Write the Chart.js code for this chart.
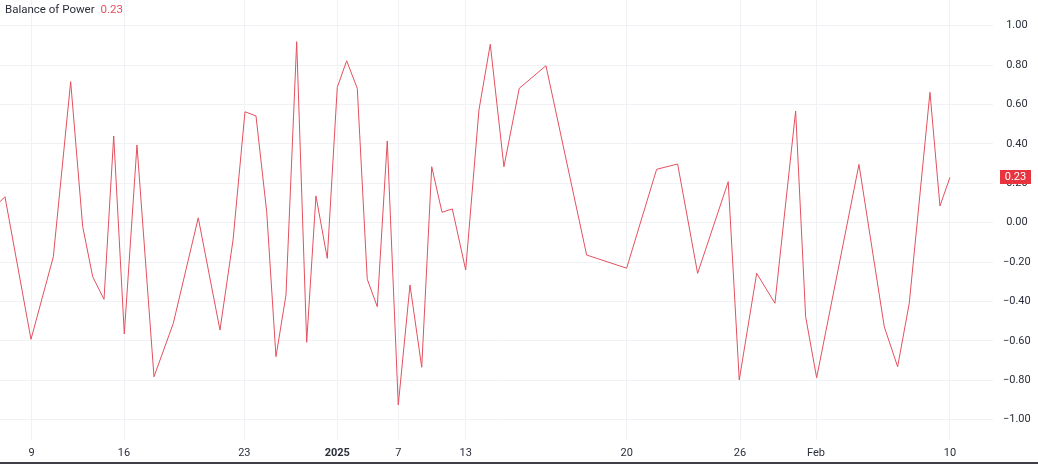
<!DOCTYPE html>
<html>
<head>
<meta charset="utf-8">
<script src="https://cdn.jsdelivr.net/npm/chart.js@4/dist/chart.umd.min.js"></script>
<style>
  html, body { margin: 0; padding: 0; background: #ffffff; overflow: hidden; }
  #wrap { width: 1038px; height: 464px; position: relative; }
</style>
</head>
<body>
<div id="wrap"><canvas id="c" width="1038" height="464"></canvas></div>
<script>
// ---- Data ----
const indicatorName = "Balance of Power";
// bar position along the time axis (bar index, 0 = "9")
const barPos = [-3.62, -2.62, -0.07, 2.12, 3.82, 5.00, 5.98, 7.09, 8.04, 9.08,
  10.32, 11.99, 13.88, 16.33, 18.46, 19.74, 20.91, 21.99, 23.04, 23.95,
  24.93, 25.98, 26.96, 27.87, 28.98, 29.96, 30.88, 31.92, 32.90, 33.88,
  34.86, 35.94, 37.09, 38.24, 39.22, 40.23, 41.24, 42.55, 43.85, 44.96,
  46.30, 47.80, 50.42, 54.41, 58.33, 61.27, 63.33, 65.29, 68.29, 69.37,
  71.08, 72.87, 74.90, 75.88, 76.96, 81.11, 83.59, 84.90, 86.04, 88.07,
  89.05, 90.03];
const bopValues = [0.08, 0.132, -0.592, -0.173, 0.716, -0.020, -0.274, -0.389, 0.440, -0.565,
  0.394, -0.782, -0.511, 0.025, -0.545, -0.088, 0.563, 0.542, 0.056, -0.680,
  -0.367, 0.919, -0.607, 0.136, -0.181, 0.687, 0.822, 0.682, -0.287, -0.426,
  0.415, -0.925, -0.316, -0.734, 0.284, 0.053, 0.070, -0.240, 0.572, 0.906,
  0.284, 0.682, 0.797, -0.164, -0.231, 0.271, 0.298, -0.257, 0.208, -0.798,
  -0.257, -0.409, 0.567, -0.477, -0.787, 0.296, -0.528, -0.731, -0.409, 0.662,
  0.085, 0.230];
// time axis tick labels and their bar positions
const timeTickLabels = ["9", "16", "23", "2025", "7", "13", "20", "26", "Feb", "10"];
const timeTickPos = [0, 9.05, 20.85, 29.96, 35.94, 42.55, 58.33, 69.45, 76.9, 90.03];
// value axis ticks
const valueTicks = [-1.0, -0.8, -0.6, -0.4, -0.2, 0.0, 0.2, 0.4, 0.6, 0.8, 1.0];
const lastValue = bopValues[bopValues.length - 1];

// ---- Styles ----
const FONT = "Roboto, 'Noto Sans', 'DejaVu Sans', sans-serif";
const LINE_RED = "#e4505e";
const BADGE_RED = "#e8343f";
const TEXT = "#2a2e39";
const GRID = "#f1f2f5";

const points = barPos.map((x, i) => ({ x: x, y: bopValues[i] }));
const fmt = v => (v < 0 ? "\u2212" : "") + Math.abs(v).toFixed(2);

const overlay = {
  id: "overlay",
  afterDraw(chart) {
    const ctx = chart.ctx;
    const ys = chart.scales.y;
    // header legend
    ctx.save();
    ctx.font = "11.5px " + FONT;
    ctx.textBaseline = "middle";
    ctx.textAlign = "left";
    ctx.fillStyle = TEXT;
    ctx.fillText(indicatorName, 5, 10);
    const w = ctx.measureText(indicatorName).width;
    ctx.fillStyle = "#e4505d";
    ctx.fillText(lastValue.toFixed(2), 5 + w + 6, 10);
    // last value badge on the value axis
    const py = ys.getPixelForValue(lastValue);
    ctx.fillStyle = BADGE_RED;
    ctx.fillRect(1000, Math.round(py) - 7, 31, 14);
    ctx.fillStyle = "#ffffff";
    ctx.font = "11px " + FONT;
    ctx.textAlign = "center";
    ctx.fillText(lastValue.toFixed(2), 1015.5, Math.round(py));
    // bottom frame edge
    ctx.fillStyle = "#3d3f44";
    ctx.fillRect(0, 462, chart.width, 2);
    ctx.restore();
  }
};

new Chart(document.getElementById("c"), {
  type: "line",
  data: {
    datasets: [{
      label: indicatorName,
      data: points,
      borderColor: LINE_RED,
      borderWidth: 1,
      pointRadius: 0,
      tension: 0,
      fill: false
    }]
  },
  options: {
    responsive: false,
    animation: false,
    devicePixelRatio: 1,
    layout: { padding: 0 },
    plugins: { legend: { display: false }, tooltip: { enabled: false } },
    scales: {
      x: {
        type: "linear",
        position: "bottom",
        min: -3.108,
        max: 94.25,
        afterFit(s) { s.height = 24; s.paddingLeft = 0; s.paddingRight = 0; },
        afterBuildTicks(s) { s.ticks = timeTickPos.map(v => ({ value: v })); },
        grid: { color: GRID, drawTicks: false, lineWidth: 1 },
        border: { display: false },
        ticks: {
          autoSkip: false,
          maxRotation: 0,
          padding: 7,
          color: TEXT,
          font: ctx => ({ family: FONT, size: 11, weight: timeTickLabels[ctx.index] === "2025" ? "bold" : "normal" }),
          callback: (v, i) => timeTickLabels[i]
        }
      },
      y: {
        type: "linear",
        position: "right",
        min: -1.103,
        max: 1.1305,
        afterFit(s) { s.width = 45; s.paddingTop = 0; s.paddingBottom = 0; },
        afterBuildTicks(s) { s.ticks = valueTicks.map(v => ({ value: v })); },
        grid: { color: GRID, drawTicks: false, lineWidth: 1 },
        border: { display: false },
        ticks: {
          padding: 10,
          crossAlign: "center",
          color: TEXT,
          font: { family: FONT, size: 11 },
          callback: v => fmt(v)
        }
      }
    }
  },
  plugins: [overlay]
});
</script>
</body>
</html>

• [THE TASK]: Without the pictures, write out all of the material exactly.

• [SOLVED PROBLEM]:
Write the Chart.js code for this chart.
<!DOCTYPE html>
<html>
<head>
<meta charset="utf-8">
<script src="https://cdn.jsdelivr.net/npm/chart.js@4/dist/chart.umd.min.js"></script>
<style>
  html, body { margin: 0; padding: 0; background: #ffffff; overflow: hidden; }
  #wrap { width: 1038px; height: 464px; position: relative; }
</style>
</head>
<body>
<div id="wrap"><canvas id="c" width="1038" height="464"></canvas></div>
<script>
// ---- Data ----
const indicatorName = "Balance of Power";
// bar position along the time axis (bar index, 0 = "9")
const barPos = [-3.62, -2.62, -0.07, 2.12, 3.82, 5.00, 5.98, 7.09, 8.04, 9.08,
  10.32, 11.99, 13.88, 16.33, 18.46, 19.74, 20.91, 21.99, 23.04, 23.95,
  24.93, 25.98, 26.96, 27.87, 28.98, 29.96, 30.88, 31.92, 32.90, 33.88,
  34.86, 35.94, 37.09, 38.24, 39.22, 40.23, 41.24, 42.55, 43.85, 44.96,
  46.30, 47.80, 50.42, 54.41, 58.33, 61.27, 63.33, 65.29, 68.29, 69.37,
  71.08, 72.87, 74.90, 75.88, 76.96, 81.11, 83.59, 84.90, 86.04, 88.07,
  89.05, 90.03];
const bopValues = [0.08, 0.132, -0.592, -0.173, 0.716, -0.020, -0.274, -0.389, 0.440, -0.565,
  0.394, -0.782, -0.511, 0.025, -0.545, -0.088, 0.563, 0.542, 0.056, -0.680,
  -0.367, 0.919, -0.607, 0.136, -0.181, 0.687, 0.822, 0.682, -0.287, -0.426,
  0.415, -0.925, -0.316, -0.734, 0.284, 0.053, 0.070, -0.240, 0.572, 0.906,
  0.284, 0.682, 0.797, -0.164, -0.231, 0.271, 0.298, -0.257, 0.208, -0.798,
  -0.257, -0.409, 0.567, -0.477, -0.787, 0.296, -0.528, -0.731, -0.409, 0.662,
  0.085, 0.230];
// time axis tick labels and their bar positions
const timeTickLabels = ["9", "16", "23", "2025", "7", "13", "20", "26", "Feb", "10"];
const timeTickPos = [0, 9.05, 20.85, 29.96, 35.94, 42.55, 58.33, 69.45, 76.9, 90.03];
// value axis ticks
const valueTicks = [-1.0, -0.8, -0.6, -0.4, -0.2, 0.0, 0.2, 0.4, 0.6, 0.8, 1.0];
const lastValue = bopValues[bopValues.length - 1];

// ---- Styles ----
const FONT = "Roboto, 'Noto Sans', 'DejaVu Sans', sans-serif";
const LINE_RED = "#e4505e";
const BADGE_RED = "#e8343f";
const TEXT = "#2a2e39";
const GRID = "#f1f2f5";

const points = barPos.map((x, i) => ({ x: x, y: bopValues[i] }));
const fmt = v => (v < 0 ? "\u2212" : "") + Math.abs(v).toFixed(2);

const overlay = {
  id: "overlay",
  afterDraw(chart) {
    const ctx = chart.ctx;
    const ys = chart.scales.y;
    // header legend
    ctx.save();
    ctx.font = "11.5px " + FONT;
    ctx.textBaseline = "middle";
    ctx.textAlign = "left";
    ctx.fillStyle = TEXT;
    ctx.fillText(indicatorName, 5, 10);
    const w = ctx.measureText(indicatorName).width;
    ctx.fillStyle = "#e4505d";
    ctx.fillText(lastValue.toFixed(2), 5 + w + 6, 10);
    // last value badge on the value axis
    const py = ys.getPixelForValue(lastValue);
    ctx.fillStyle = BADGE_RED;
    ctx.fillRect(1000, Math.round(py) - 7, 31, 14);
    ctx.fillStyle = "#ffffff";
    ctx.font = "11px " + FONT;
    ctx.textAlign = "center";
    ctx.fillText(lastValue.toFixed(2), 1015.5, Math.round(py));
    // bottom frame edge
    ctx.fillStyle = "#3d3f44";
    ctx.fillRect(0, 462, chart.width, 2);
    ctx.restore();
  }
};

new Chart(document.getElementById("c"), {
  type: "line",
  data: {
    datasets: [{
      label: indicatorName,
      data: points,
      borderColor: LINE_RED,
      borderWidth: 1,
      pointRadius: 0,
      tension: 0,
      fill: false
    }]
  },
  options: {
    responsive: false,
    animation: false,
    devicePixelRatio: 1,
    layout: { padding: 0 },
    plugins: { legend: { display: false }, tooltip: { enabled: false } },
    scales: {
      x: {
        type: "linear",
        position: "bottom",
        min: -3.108,
        max: 94.25,
        afterFit(s) { s.height = 24; s.paddingLeft = 0; s.paddingRight = 0; },
        afterBuildTicks(s) { s.ticks = timeTickPos.map(v => ({ value: v })); },
        grid: { color: GRID, drawTicks: false, lineWidth: 1 },
        border: { display: false },
        ticks: {
          autoSkip: false,
          maxRotation: 0,
          padding: 7,
          color: TEXT,
          font: ctx => ({ family: FONT, size: 11, weight: timeTickLabels[ctx.index] === "2025" ? "bold" : "normal" }),
          callback: (v, i) => timeTickLabels[i]
        }
      },
      y: {
        type: "linear",
        position: "right",
        min: -1.103,
        max: 1.1305,
        afterFit(s) { s.width = 45; s.paddingTop = 0; s.paddingBottom = 0; },
        afterBuildTicks(s) { s.ticks = valueTicks.map(v => ({ value: v })); },
        grid: { color: GRID, drawTicks: false, lineWidth: 1 },
        border: { display: false },
        ticks: {
          padding: 10,
          crossAlign: "center",
          color: TEXT,
          font: { family: FONT, size: 11 },
          callback: v => fmt(v)
        }
      }
    }
  },
  plugins: [overlay]
});
</script>
</body>
</html>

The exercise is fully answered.